→ TASK GOAL
Give again, word for word, the lines below that run from the line with "Generate a Python" through the line with "33, 32, 31]". Drop the pictures.

Figure scripts:

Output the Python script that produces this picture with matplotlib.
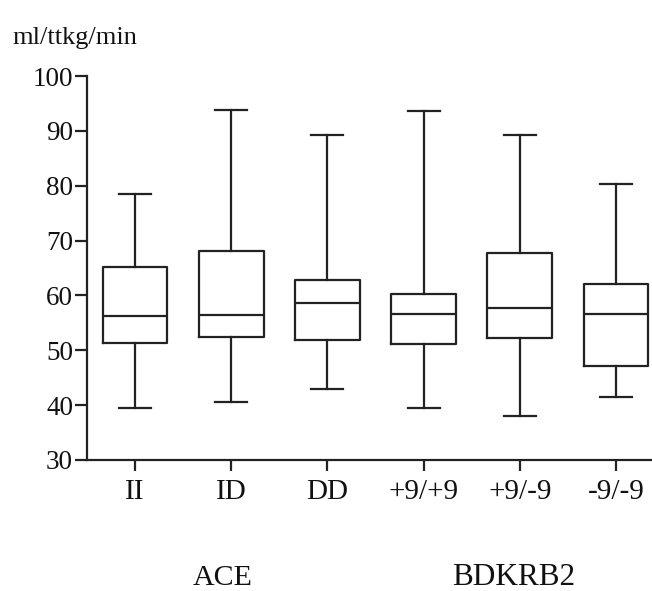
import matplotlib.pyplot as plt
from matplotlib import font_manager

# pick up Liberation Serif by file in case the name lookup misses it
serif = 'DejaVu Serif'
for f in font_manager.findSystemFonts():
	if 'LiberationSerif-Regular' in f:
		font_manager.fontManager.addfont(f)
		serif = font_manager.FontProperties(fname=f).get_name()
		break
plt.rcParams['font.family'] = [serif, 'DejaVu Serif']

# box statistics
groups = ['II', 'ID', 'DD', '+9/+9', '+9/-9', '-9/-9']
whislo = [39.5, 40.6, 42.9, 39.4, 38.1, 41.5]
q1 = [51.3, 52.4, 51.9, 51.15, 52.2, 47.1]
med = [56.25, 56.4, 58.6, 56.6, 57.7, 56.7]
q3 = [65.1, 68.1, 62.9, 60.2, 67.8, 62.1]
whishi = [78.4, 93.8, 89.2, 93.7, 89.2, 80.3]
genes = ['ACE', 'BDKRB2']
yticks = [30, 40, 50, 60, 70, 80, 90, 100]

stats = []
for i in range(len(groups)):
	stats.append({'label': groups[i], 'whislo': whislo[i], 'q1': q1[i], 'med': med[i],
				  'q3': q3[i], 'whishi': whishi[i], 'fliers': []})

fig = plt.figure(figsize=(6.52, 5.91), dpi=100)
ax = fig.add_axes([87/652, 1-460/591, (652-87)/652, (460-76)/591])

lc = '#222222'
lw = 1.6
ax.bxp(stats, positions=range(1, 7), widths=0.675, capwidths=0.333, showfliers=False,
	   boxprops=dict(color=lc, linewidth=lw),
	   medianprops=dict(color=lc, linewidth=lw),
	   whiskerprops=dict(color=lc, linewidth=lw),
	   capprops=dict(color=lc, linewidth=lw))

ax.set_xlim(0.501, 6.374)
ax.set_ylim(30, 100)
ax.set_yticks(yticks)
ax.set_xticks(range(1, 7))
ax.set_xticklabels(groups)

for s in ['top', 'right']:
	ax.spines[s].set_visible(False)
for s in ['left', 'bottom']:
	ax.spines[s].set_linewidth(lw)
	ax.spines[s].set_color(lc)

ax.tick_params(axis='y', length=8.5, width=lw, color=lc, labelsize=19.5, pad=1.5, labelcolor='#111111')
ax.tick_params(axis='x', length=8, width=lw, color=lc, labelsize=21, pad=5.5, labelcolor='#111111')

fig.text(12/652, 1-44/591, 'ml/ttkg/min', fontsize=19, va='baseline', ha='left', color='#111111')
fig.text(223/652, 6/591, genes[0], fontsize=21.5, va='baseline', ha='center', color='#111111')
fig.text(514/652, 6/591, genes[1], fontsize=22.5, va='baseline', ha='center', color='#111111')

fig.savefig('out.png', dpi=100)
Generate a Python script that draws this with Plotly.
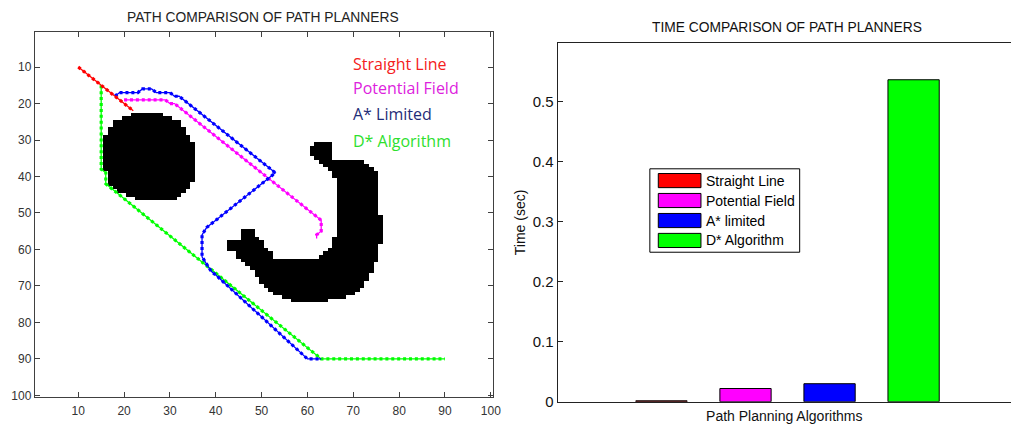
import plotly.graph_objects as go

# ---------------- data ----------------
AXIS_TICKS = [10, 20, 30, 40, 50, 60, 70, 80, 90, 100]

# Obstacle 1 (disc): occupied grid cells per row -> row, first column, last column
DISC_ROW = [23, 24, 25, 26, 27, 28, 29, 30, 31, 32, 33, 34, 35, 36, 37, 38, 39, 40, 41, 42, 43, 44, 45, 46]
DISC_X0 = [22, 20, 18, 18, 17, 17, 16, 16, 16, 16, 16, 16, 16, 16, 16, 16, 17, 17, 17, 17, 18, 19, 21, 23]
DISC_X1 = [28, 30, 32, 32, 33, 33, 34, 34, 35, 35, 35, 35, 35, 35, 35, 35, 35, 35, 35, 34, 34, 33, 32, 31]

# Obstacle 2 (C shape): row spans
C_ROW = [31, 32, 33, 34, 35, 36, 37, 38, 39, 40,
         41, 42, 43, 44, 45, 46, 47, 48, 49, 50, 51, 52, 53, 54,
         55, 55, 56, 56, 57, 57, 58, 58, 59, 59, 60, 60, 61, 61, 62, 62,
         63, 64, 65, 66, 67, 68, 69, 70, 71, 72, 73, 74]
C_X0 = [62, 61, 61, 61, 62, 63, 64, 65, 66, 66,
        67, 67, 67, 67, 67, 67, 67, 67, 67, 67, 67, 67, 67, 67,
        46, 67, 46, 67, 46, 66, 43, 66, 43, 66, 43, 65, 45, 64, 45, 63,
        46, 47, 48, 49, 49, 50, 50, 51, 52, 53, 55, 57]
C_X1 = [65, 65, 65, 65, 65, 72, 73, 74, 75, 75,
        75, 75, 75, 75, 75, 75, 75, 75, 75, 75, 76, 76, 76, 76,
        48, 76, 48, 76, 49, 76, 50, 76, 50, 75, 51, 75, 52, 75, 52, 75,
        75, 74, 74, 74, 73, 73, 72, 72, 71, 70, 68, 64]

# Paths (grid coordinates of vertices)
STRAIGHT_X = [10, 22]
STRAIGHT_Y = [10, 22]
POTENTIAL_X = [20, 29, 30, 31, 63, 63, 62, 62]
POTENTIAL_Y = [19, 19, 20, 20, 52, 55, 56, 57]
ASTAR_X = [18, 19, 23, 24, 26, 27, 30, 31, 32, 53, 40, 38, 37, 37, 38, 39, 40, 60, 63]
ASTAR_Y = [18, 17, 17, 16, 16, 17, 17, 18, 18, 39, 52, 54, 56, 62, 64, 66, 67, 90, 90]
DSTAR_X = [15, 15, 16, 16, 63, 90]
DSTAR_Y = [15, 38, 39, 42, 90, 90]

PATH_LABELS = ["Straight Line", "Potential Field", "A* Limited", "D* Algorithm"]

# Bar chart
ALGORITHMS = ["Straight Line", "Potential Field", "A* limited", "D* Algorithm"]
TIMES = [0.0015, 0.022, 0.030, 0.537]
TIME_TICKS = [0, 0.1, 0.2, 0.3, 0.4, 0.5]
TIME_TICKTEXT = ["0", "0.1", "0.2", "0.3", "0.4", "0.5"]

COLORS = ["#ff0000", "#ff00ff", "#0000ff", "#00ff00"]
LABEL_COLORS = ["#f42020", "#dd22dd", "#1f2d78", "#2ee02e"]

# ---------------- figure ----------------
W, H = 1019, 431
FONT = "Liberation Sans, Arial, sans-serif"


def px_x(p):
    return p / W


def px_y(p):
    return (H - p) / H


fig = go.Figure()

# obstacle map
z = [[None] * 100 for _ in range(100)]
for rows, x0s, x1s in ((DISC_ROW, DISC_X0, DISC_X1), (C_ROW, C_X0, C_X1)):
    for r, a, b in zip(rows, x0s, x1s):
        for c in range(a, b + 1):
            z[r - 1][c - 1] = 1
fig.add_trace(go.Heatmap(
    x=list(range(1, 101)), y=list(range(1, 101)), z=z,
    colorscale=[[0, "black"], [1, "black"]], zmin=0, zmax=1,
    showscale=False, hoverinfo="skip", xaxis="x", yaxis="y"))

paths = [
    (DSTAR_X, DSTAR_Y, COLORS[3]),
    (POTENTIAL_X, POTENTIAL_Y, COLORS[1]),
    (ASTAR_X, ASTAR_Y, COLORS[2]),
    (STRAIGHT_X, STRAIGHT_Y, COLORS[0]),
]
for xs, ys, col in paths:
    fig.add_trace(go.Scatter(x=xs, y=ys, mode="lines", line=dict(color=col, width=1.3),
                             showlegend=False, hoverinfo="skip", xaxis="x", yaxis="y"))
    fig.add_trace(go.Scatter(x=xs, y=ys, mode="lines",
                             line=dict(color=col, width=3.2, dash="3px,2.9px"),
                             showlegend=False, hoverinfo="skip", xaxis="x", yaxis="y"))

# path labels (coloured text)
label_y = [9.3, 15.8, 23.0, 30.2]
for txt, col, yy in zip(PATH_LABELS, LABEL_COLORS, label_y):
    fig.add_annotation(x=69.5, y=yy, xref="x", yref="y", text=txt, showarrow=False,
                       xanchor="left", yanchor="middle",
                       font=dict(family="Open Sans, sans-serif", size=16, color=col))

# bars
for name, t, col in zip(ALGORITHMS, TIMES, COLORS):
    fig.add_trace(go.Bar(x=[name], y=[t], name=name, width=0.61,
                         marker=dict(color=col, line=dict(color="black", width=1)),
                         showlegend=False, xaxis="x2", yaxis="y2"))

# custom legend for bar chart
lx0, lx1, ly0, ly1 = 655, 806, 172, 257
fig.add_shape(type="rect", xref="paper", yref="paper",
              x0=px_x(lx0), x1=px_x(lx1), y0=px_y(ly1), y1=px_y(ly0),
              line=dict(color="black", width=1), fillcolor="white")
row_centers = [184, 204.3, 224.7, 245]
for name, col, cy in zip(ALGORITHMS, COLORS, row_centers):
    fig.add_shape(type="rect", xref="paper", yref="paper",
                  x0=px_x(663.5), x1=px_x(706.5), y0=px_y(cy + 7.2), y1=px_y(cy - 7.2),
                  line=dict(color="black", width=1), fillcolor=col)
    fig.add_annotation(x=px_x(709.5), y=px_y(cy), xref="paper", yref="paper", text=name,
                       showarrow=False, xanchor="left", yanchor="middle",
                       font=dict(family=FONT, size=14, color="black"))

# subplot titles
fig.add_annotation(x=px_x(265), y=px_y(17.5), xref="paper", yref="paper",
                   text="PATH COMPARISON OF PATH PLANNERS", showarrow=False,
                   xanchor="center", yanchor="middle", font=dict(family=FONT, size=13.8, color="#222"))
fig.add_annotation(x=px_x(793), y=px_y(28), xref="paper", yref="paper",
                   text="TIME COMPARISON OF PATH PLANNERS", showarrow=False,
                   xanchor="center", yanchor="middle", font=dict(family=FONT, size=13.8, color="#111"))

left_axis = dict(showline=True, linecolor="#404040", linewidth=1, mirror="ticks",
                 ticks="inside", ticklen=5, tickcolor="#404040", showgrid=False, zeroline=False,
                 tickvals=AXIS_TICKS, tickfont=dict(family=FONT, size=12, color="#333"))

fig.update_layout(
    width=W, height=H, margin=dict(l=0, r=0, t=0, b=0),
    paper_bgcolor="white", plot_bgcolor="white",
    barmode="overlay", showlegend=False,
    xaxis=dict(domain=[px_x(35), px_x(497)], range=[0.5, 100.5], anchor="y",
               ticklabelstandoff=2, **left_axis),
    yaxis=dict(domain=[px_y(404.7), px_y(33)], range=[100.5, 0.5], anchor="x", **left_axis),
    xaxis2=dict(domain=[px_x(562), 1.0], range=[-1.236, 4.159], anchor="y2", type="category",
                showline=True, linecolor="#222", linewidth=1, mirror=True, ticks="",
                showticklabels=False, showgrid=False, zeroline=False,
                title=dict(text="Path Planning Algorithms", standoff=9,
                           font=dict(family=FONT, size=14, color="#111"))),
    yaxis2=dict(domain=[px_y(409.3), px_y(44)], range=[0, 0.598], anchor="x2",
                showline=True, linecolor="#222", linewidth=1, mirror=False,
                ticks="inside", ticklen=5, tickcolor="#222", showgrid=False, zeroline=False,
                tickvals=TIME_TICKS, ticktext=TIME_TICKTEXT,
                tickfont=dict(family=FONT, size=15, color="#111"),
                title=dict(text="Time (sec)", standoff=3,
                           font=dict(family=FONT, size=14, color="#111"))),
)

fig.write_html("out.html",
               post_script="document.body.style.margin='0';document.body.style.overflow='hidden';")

→ WRITTEN ANSWER
Generate a Python script that draws this with Plotly.
import plotly.graph_objects as go

# ---------------- data ----------------
AXIS_TICKS = [10, 20, 30, 40, 50, 60, 70, 80, 90, 100]

# Obstacle 1 (disc): occupied grid cells per row -> row, first column, last column
DISC_ROW = [23, 24, 25, 26, 27, 28, 29, 30, 31, 32, 33, 34, 35, 36, 37, 38, 39, 40, 41, 42, 43, 44, 45, 46]
DISC_X0 = [22, 20, 18, 18, 17, 17, 16, 16, 16, 16, 16, 16, 16, 16, 16, 16, 17, 17, 17, 17, 18, 19, 21, 23]
DISC_X1 = [28, 30, 32, 32, 33, 33, 34, 34, 35, 35, 35, 35, 35, 35, 35, 35, 35, 35, 35, 34, 34, 33, 32, 31]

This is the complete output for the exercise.